I am free to wake at my leisure, travel without an issued hall pass like a school child, and can challenge authority with no fear of retribution. I am a vegetarian by choice, and turn my nose up at poor quality cuisine. I am, without exception, a free woman. I have never been poorly treated or feared for my safety. I grew up with all of my family under one roof in a loving household. The fact that slaves were not allowed to read, write or own pen and paper made their captivity all the more unbearable in my eyes. Writing is my escape. It is my release. They were not afforded even the simple pleasure of self reflection.

What is so striking, and what further endeared me to Solomon Northup’s narrative, is that he had no desire to be a “great” man. He simply wanted to live a good life with his family. To wake daily and go to work, to come home to a meal prepared by his wife and enjoy the company of his children. A modest aspiration by any measure. To breathe free. The final statement of the book is one written by a man devoid of any designs on vengeance :

 “Chastened and subdued in spirit by the sufferings I have borne, and thankful to that good Being through whose mercy I have been restored to happiness and liberty, I hope henceforward to lead an upright though lowly life, and rest at last in the church yard where my father sleeps”
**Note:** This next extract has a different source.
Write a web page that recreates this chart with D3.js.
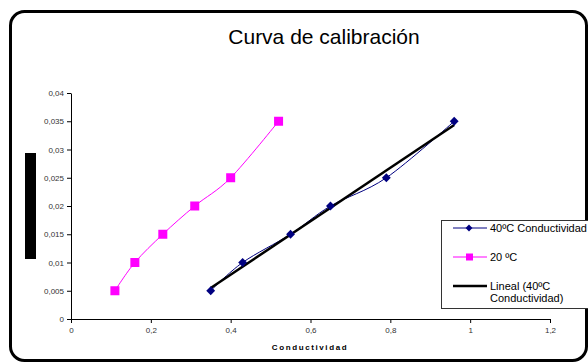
<!DOCTYPE html>
<html>
<head>
<meta charset="utf-8">
<script src="https://cdn.jsdelivr.net/npm/d3@7"></script>
<style>
  body { margin: 0; background: #fff; }
  svg { display: block; font-family: "Liberation Sans", Arial, sans-serif; }
</style>
</head>
<body>
<div class="chart"></div>
<script>
// data
var condu40 = [0.35, 0.43, 0.55, 0.65, 0.79, 0.96];
var conc40 = [0.005, 0.010, 0.015, 0.020, 0.025, 0.035];
var condu20 = [0.11, 0.16, 0.23, 0.31, 0.40, 0.52];
var conc20 = [0.005, 0.010, 0.015, 0.020, 0.025, 0.035];
var xTicks = [0, 0.2, 0.4, 0.6, 0.8, 1, 1.2];
var yTicks = [0, 0.005, 0.01, 0.015, 0.02, 0.025, 0.03, 0.035, 0.04];
var legendNames = ["40ºC Conductividad", "20 ºC", "Lineal (40ºC", "Conductividad)"];

var svgWidth = 588, svgHeight = 364;
var margin = { top: 93, right: 38, bottom: 45, left: 71 };
var chartWidth = svgWidth - margin.left - margin.right;   // 479
var chartHeight = svgHeight - margin.top - margin.bottom; // 226

var svg = d3.select(".chart")
  .append("svg")
  .attr("width", svgWidth)
  .attr("height", svgHeight);

// outer rounded frame
svg.append("rect")
  .attr("x", 10.5).attr("y", 11.5)
  .attr("width", 576).attr("height", 349)
  .attr("rx", 14).attr("ry", 14)
  .attr("fill", "#fff")
  .attr("stroke", "#000")
  .attr("stroke-width", 3);

// title
svg.append("text")
  .attr("x", 324).attr("y", 44)
  .attr("text-anchor", "middle")
  .attr("font-size", "21px")
  .attr("fill", "#000")
  .text("Curva de calibración");

// black block where the y title would be
svg.append("rect")
  .attr("x", 25).attr("y", 153)
  .attr("width", 11).attr("height", 106)
  .attr("fill", "#000");

var chartGroup = svg.append("g")
  .attr("transform", `translate(${margin.left}, ${margin.top})`);

var xScale = d3.scaleLinear().domain([0, 1.2]).range([0, chartWidth]);
var yScale = d3.scaleLinear().domain([0, 0.04]).range([chartHeight, 0]);

var fmtX = function(d) { return String(+d.toFixed(1)).replace(".", ","); };
var fmtY = function(d) { return String(+d.toFixed(3)).replace(".", ","); };

var bottomAxis = d3.axisBottom(xScale).tickValues(xTicks).tickFormat(fmtX)
  .tickSizeInner(4).tickSizeOuter(0).tickPadding(4);
var leftAxis = d3.axisLeft(yScale).tickValues(yTicks).tickFormat(fmtY)
  .tickSizeInner(4).tickSizeOuter(0).tickPadding(3);

var xAxisG = chartGroup.append("g")
  .attr("transform", `translate(0, ${chartHeight})`)
  .call(bottomAxis);
var yAxisG = chartGroup.append("g").call(leftAxis);

[xAxisG, yAxisG].forEach(function(g) {
  g.select(".domain").attr("stroke", "#000").attr("stroke-width", 1);
  g.selectAll(".tick line").attr("stroke", "#000");
  g.selectAll(".tick text")
    .attr("font-size", "8px")
    .attr("fill", "#333")
    .attr("font-family", "'Liberation Sans', Arial, sans-serif");
});

// x axis title
svg.append("text")
  .attr("x", 310).attr("y", 350)
  .attr("text-anchor", "middle")
  .attr("font-size", "8px")
  .attr("font-weight", "bold")
  .attr("letter-spacing", "1.6px")
  .attr("fill", "#000")
  .text("Conductividad");

var pts40 = condu40.map(function(x, i) { return [x, conc40[i]]; });
var pts20 = condu20.map(function(x, i) { return [x, conc20[i]]; });

var line = d3.line()
  .x(d => xScale(d[0]))
  .y(d => yScale(d[1]))
  .curve(d3.curveCatmullRom.alpha(0));

// 20 ºC series
chartGroup.append("path")
  .datum(pts20)
  .attr("d", line)
  .attr("fill", "none")
  .attr("stroke", "#ff00ff")
  .attr("stroke-width", 1);

chartGroup.selectAll(".sq")
  .data(pts20)
  .enter()
  .append("rect")
  .attr("class", "sq")
  .attr("x", d => xScale(d[0]) - 4.5)
  .attr("y", d => yScale(d[1]) - 4.5)
  .attr("width", 9).attr("height", 9)
  .attr("fill", "#ff00ff");

// 40 ºC series
chartGroup.append("path")
  .datum(pts40)
  .attr("d", line)
  .attr("fill", "none")
  .attr("stroke", "#000080")
  .attr("stroke-width", 1);

// linear trend for 40 ºC
var mx = d3.mean(condu40), my = d3.mean(conc40);
var sxy = d3.sum(condu40, (x, i) => (x - mx) * (conc40[i] - my));
var sxx = d3.sum(condu40, x => (x - mx) * (x - mx));
var slope = sxy / sxx, icpt = my - slope * mx;
var xr = d3.extent(condu40);
chartGroup.append("path")
  .datum(xr.map(x => [x, icpt + slope * x]))
  .attr("d", d3.line().x(d => xScale(d[0])).y(d => yScale(d[1])))
  .attr("fill", "none")
  .attr("stroke", "#000")
  .attr("stroke-width", 2.5);

var diamond = d3.symbol().type(d3.symbolDiamond2).size(50);
chartGroup.selectAll(".dm")
  .data(pts40)
  .enter()
  .append("path")
  .attr("class", "dm")
  .attr("d", diamond)
  .attr("transform", d => `translate(${xScale(d[0])}, ${yScale(d[1])})`)
  .attr("fill", "#000080");

// legend
var legend = svg.append("g");
legend.append("rect")
  .attr("x", 441.5).attr("y", 220.5)
  .attr("width", 170).attr("height", 88)
  .attr("fill", "#fff")
  .attr("stroke", "#333")
  .attr("stroke-width", 1);

var rows = [228, 257, 286];
legend.append("line").attr("x1", 453).attr("x2", 487).attr("y1", rows[0]).attr("y2", rows[0])
  .attr("stroke", "#000080").attr("stroke-width", 1);
legend.append("path").attr("d", d3.symbol().type(d3.symbolDiamond2).size(30))
  .attr("transform", `translate(469, ${rows[0]})`).attr("fill", "#000080");
legend.append("line").attr("x1", 453).attr("x2", 487).attr("y1", rows[1]).attr("y2", rows[1])
  .attr("stroke", "#ff00ff").attr("stroke-width", 1);
legend.append("rect").attr("x", 466).attr("y", rows[1] - 3.5).attr("width", 7).attr("height", 7)
  .attr("fill", "#ff00ff");
legend.append("line").attr("x1", 453).attr("x2", 487).attr("y1", rows[2]).attr("y2", rows[2])
  .attr("stroke", "#000").attr("stroke-width", 2.5);

legend.selectAll(".lt")
  .data(legendNames)
  .enter()
  .append("text")
  .attr("class", "lt")
  .attr("x", 490)
  .attr("y", (d, i) => [rows[0], rows[1], rows[2], rows[2] + 12][i] + 4)
  .attr("font-size", "11px")
  .attr("fill", "#000")
  .text(d => d);
</script>
</body>
</html>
To have endured 12 years a slave, and come out with any semblance of a spirit is remarkable. The resiliency of my ancestors chides me silently for my ungrateful days. For taking for granted my gift of freedom. Accounts such as these challenge my perception of difficulty and endurance, and beg me to ask the question “What is my responsibility?” Surely to leave, upon my departure from this Earth, a better world than the one I inherited. I pray that I will have the tenacity to endure what (small) hardships I must encounter to carry out the mission I am tasked with, whatever it may be. I am grateful that Mr. Northup left behind his legacy so that all who read it can be reminded that freedom is to be treasured, and that we are all capable of impacting the lives of others through even the smallest act of kindness.